Once integrated, Fraugster starts collecting transaction data points such as name, email address, and billing and shipping address. This is then enriched with around 2,000 extra data points, such as an IP latency check to measure the real distance from the user, IP connection type, distance between key strokes, and email name match. Then the enriched dataset is sent to the AI engine for analysis.

“At the heart of our AI engine is a very powerful algorithm which can mimic the thought process of a human analyst reviewing a transaction. As a result, we can analyze the story behind every transaction and say with precision which transactions are fraud and which aren’t,” explains Laemmle.

“You get a score or decision.
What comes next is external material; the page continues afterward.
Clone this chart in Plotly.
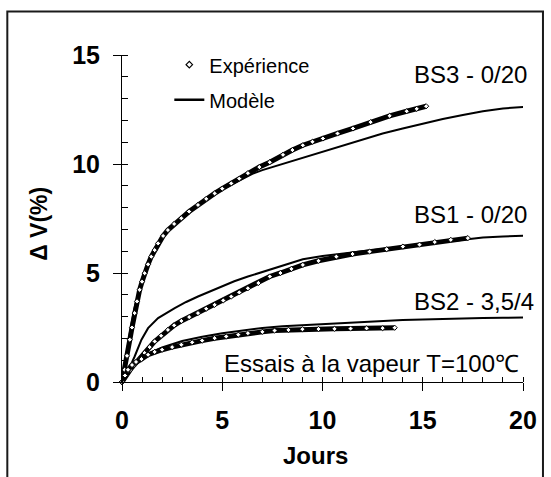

Results are completely transparent (and not a black box), so you can understand exactly why a transaction was blocked or accepted. On top of this, our speeds are as low as 15ms. The reason why we’re so fast is because we’ve invented our own in-memory database technology”.

Fraugster cites competitors as incumbent enterprise level companies like FICO or SAS, which it claims are based on outdated technology.

Adds Laemmle: “At Fraugster, we do not use any rules, models or pre-defined segments. We don’t use a single fixed algorithm to analyze transactions either. Our engine reinvents itself with every new transaction. This lets us understand transactions individually and therefore decide which one is fraudulent and which one isn’t. As a result, we can offer unprecedented accuracy and the ability to foresee fraudulent transactions before they happen”.